Wśród listów dotyczących aplikacji znalazłem jeden szczególnie emocjonalny, będący równocześnie apelem do wszystkich polskich parlamentarzystów. Jego autorka, Katarzyna Marcinowska, pisze tak: "Jestem studentką drugiego roku prawa na UJ. Chciałabym zapytać: czy ktoś z Państwa zrobi porządek z aplikacjami i przestanie udawać, że adwokaci, radcowie czy notariusze to całe środowisko, a my się w ogóle nie liczymy? Chciałabym powiedzieć, że mam już dość układów i koneksji rodzinnych wymaganych przy dostawaniu się na aplikacje. Mam też dość bezsensownych projektów zmian prawa - przecież one tylko akceptują to, co jest teraz. Dlaczego państwo nic z tym nie zrobicie? Dlaczego nie potraficie wpaść na tak prosty pomysł, żeby przenieść aplikacje do szkół wyższych? Przecież inaczej nic się nie zmieni. Czy to tak trudno zrozumieć?".

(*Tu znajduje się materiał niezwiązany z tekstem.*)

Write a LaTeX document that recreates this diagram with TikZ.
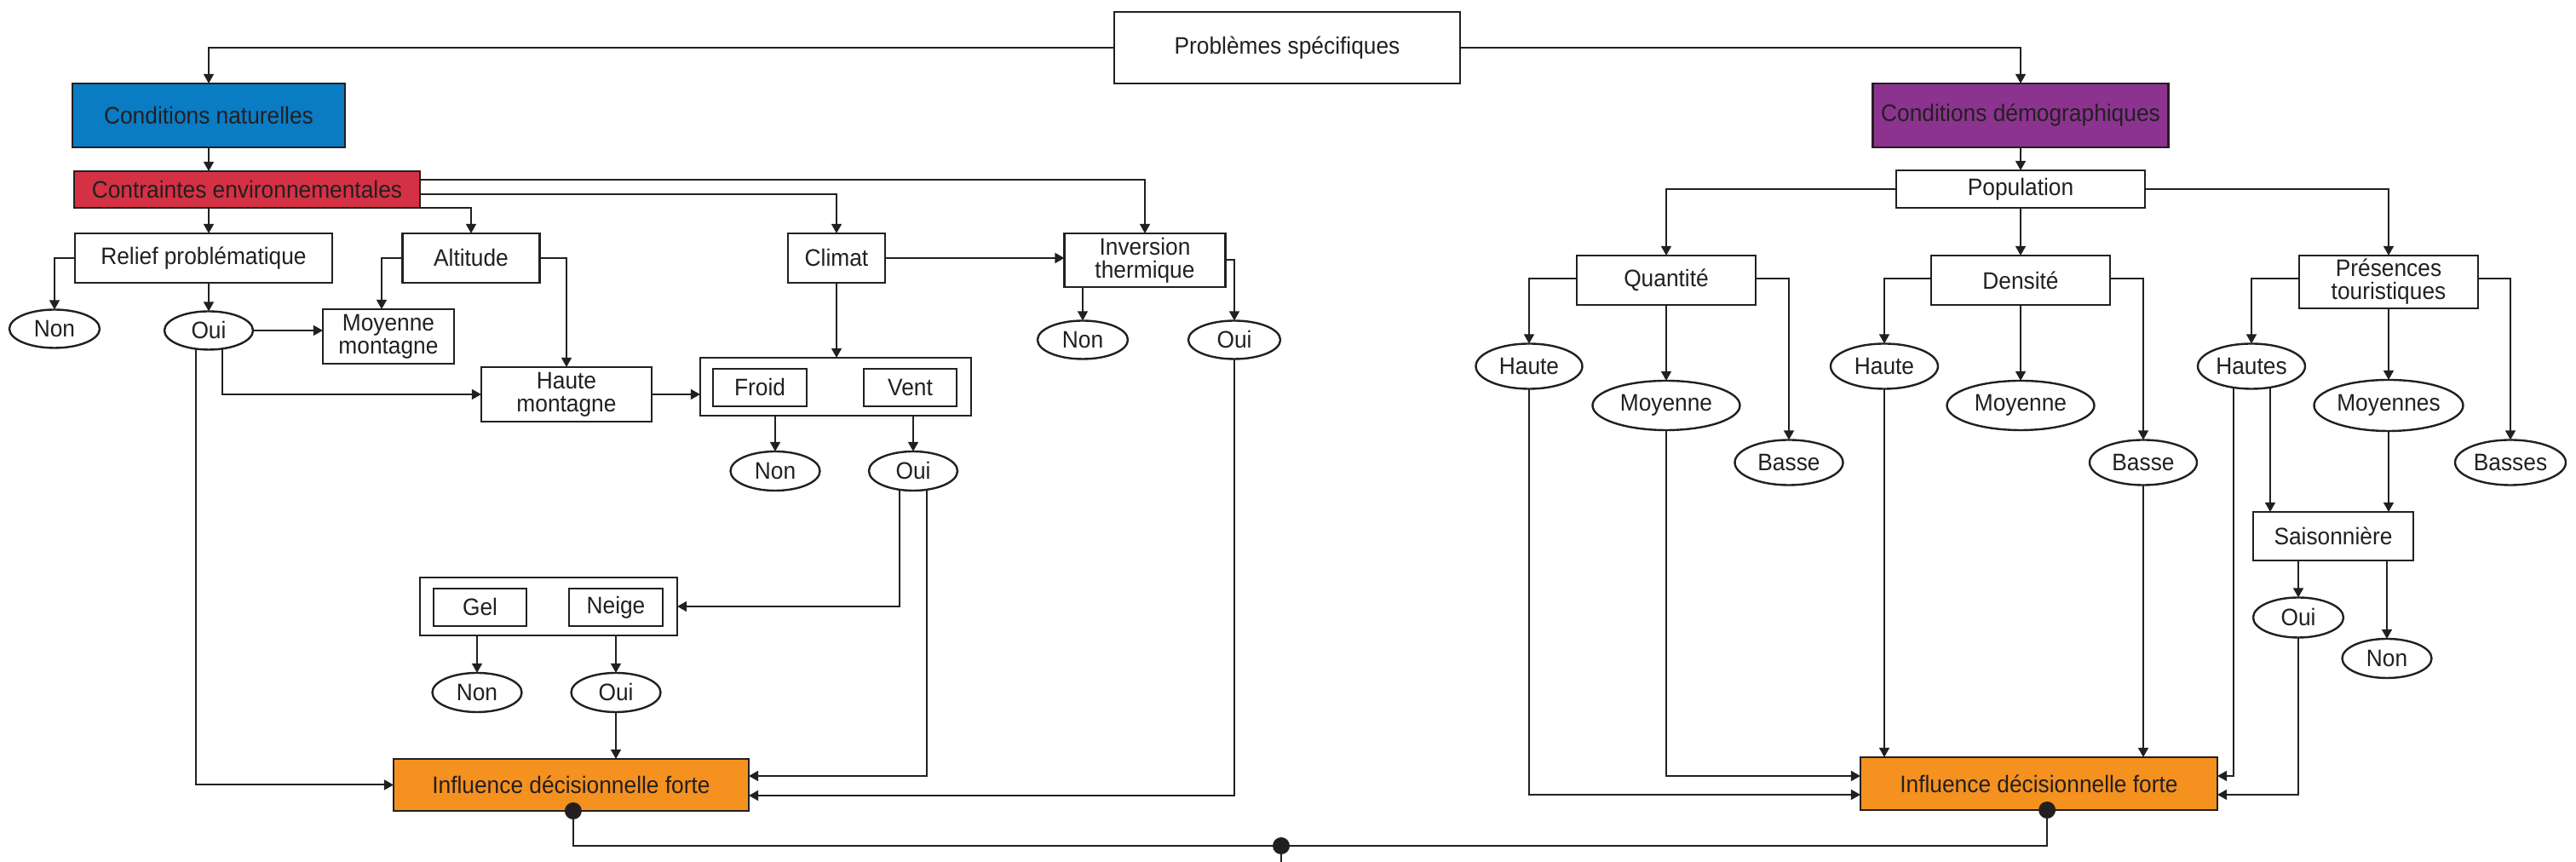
\documentclass[tikz,border=0pt]{standalone}
\usepackage{fontspec}
\setmainfont{Liberation Sans}[FakeStretch=0.94]
\usetikzlibrary{arrows.meta,shapes.geometric}
\definecolor{cblue}{HTML}{0A7CC3}
\definecolor{cred}{HTML}{D43145}
\definecolor{cpurple}{HTML}{8C3390}
\definecolor{corange}{HTML}{F5911F}
\definecolor{ink}{HTML}{231F20}
\begin{document}
\begin{tikzpicture}[x=0.25pt,y=-0.25pt, color=ink,
  every node/.style={font=\fontsize{7}{6.7}\selectfont, inner sep=0pt, outer sep=0pt, text=ink},
  box/.style={draw=ink, line width=0.6pt, rectangle, align=center},
  oval/.style={draw=ink, line width=0.6pt, ellipse, align=center},
  sz/.style 2 args={minimum width=#1*0.25pt, minimum height=#2*0.25pt},
  link/.style={draw=ink, line width=0.5pt},
  arr/.style={link, -{Triangle[length=2.8pt,width=3pt]}},
  dot/.style={fill=ink, circle, minimum size=5pt, inner sep=0pt}
]
\useasboundingbox (0,0) rectangle (3024,1012);
% ---------- top ----------
\node[box, sz={406}{84}] (ps) at (1511,56) {Problèmes spécifiques};
\node[box, sz={320}{75}, fill=cblue] (cn) at (245,135.5) {Conditions naturelles};
\node[box, sz={347}{75}, fill=cpurple] (cd) at (2372,135.5) {Conditions démographiques};
\node[box, sz={406}{43}, fill=cred] (ce) at (290,222.5) {Contraintes environnementales};
% ---------- left ----------
\node[box, sz={302}{58}] (rp) at (239,303) {Relief problématique};
\node[box, sz={161}{58}] (al) at (553,303) {Altitude};
\node[box, sz={114}{58}] (cl) at (982,303) {Climat};
\node[box, sz={189}{63}] (it) at (1344,305.5) {Inversion\\thermique};
\node[oval, sz={106}{45}] (non1) at (64,386) {Non};
\node[oval, sz={104}{45}] (oui1) at (245,388) {Oui};
\node[box, sz={154}{64}] (mm) at (456,395) {Moyenne\\montagne};
\node[box, sz={200}{64}] (hm) at (665,463) {Haute\\montagne};
\node[box, sz={318}{68}] (fv) at (981,454) {};
\node[box, sz={110}{44}] (froid) at (892,455) {Froid};
\node[box, sz={109}{44}] (vent) at (1068.5,455) {Vent};
\node[oval, sz={106}{45}] (non2) at (1271,399) {Non};
\node[oval, sz={108}{45}] (oui2) at (1449,399) {Oui};
\node[oval, sz={105}{46}] (non3) at (910,553) {Non};
\node[oval, sz={104}{46}] (oui3) at (1072,553) {Oui};
\node[box, sz={302}{68}] (gn) at (644,712) {};
\node[box, sz={109}{44}] (gel) at (563.5,713) {Gel};
\node[box, sz={110}{44}] (neige) at (723,713) {Neige};
\node[oval, sz={105}{46}] (non4) at (560,813) {Non};
\node[oval, sz={105}{46}] (oui4) at (723,813) {Oui};
\node[box, sz={417}{61}, fill=corange] (inf1) at (670.5,921.5) {Influence décisionnelle forte};
% ---------- right ----------
\node[box, sz={292}{44}] (pop) at (2372,222) {Population};
\node[box, sz={210}{58}] (qt) at (1956,329) {Quantité};
\node[box, sz={210}{58}] (de) at (2372,329) {Densité};
\node[box, sz={210}{62}] (pt) at (2804,331) {Présences\\touristiques};
\node[oval, sz={125}{53}] (ha1) at (1795,430) {Haute};
\node[oval, sz={173}{58}] (mo1) at (1956,476) {Moyenne};
\node[oval, sz={127}{53}] (ba1) at (2100,543) {Basse};
\node[oval, sz={126}{53}] (ha2) at (2212,430) {Haute};
\node[oval, sz={173}{58}] (mo2) at (2372,476) {Moyenne};
\node[oval, sz={126}{53}] (ba2) at (2516,543) {Basse};
\node[oval, sz={126}{53}] (has) at (2643,430) {Hautes};
\node[oval, sz={175}{60}] (mos) at (2804,476) {Moyennes};
\node[oval, sz={130}{53}] (bas) at (2947,543) {Basses};
\node[box, sz={188}{57}] (sai) at (2739,629.5) {Saisonnière};
\node[oval, sz={106}{47}] (oui5) at (2698,725) {Oui};
\node[oval, sz={105}{46}] (non5) at (2802,773) {Non};
\node[box, sz={419}{62}, fill=corange] (inf2) at (2393.5,920) {Influence décisionnelle forte};
% ---------- connectors: top ----------
\draw[arr] (ps.west) -| (cn.north);
\draw[arr] (ps.east) -| (cd.north);
\draw[arr] (cn.south) -- (cn.south |- ce.north);
\draw[arr] (ce.south -| oui1) -- (rp.north -| oui1);
\draw[arr] (ce.south east) -| (al.north);
\draw[arr] ([yshift=-1.375pt]ce.east) -| (cl.north);
\draw[arr] ([yshift=2.875pt]ce.east) -| (it.north);
% ---------- connectors: left ----------
\draw[arr] (rp.west) -| (non1.north);
\draw[arr] (rp.south -| oui1.north) -- (oui1.north);
\draw[arr] (oui1.east) -- (oui1.east -| mm.west);
\draw[arr] (al.west) -| ([xshift=-2pt]mm.north);
\draw[arr] (al.east) -| (hm.north);
\draw[arr] ([xshift=4pt]oui1.south) |- (hm.west);
\draw[arr] ([xshift=-3.75pt]oui1.south) |- (inf1.west);
\draw[arr] (hm.east) -- (hm.east -| fv.west);
\draw[arr] (cl.south) -- (cl.south |- fv.north);
\draw[arr] (cl.east) -- (cl.east -| it.west);
\draw[arr] (it.south -| non2.north) -- (non2.north);
\draw[arr] (it.east) -| (oui2.north);
\draw[arr] (oui2.south) |- ([yshift=-3.125pt]inf1.east);
\draw[arr] (fv.south -| non3.north) -- (non3.north);
\draw[arr] (fv.south -| oui3.north) -- (oui3.north);
\draw[arr] ([xshift=-4pt]oui3.south) |- (gn.east);
\draw[arr] ([xshift=4pt]oui3.south) |- ([yshift=2.625pt]inf1.east);
\draw[arr] (gn.south -| non4.north) -- (non4.north);
\draw[arr] (gn.south -| oui4.north) -- (oui4.north);
\draw[arr] (oui4.south) -- (oui4.south |- inf1.north);
% ---------- connectors: right ----------
\draw[arr] (cd.south) -- (pop.north);
\draw[arr] (pop.west) -| (qt.north);
\draw[arr] (pop.south) -- (de.north);
\draw[arr] (pop.east) -| (pt.north);
\draw[arr] ([yshift=0.5pt]qt.west) -| (ha1.north);
\draw[arr] (qt.south) -- (mo1.north);
\draw[arr] ([yshift=0.5pt]qt.east) -| (ba1.north);
\draw[arr] ([yshift=0.5pt]de.west) -| (ha2.north);
\draw[arr] (de.south) -- (mo2.north);
\draw[arr] ([yshift=0.5pt]de.east) -| (ba2.north);
\draw[arr] ([yshift=1pt]pt.west) -| (has.north);
\draw[arr] (pt.south) -- (mos.north);
\draw[arr] ([yshift=1pt]pt.east) -| (bas.north);
\draw[arr] (ha1.south) |- ([yshift=-3.25pt]inf2.west);
\draw[arr] (mo1.south) |- ([yshift=2.25pt]inf2.west);
\draw[arr] (ha2.south) -- (ha2.south |- inf2.north);
\draw[arr] (ba2.south) -- (ba2.south |- inf2.north);
\draw[arr] ([xshift=-5.25pt]has.south) |- ([yshift=2.25pt]inf2.east);
\draw[arr] ([xshift=5.5pt]has.south) -- ([xshift=5.5pt]has.south |- sai.north);
\draw[arr] (mos.south) -- (mos.south |- sai.north);
\draw[arr] (sai.south -| oui5.north) -- (oui5.north);
\draw[arr] (sai.south -| non5.north) -- (non5.north);
\draw[arr] (oui5.south) |- ([yshift=-3.25pt]inf2.east);
% ---------- bottom ----------
\coordinate (hub) at (1504,993);
\coordinate (outb) at (1504,1012);
\node[dot] (d1) at ([xshift=0.6pt]inf1.south) {};
\node[dot] (d2) at ([xshift=2.4pt]inf2.south) {};
\node[dot] (d3) at (hub) {};
\draw[link] (d1.center) |- (d3.center);
\draw[link] (d2.center) |- (d3.center);
\draw[link] (d3.center) -- (outb);
\end{tikzpicture}
\end{document}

List ten, obok innych, skłonił mnie do tego, by przygotować niniejsze oświadczenie i sformułować w nim następuje pytania.
Czy Ministerstwo Sprawiedliwości konsultuje zmiany przepisów prawnych dotyczących aplikacji ze środowiskiem młodych prawników?
Jaki jest stosunek ministerstwa do postulatów młodych prawników, które częściowo przedstawiałem w oświadczeniu?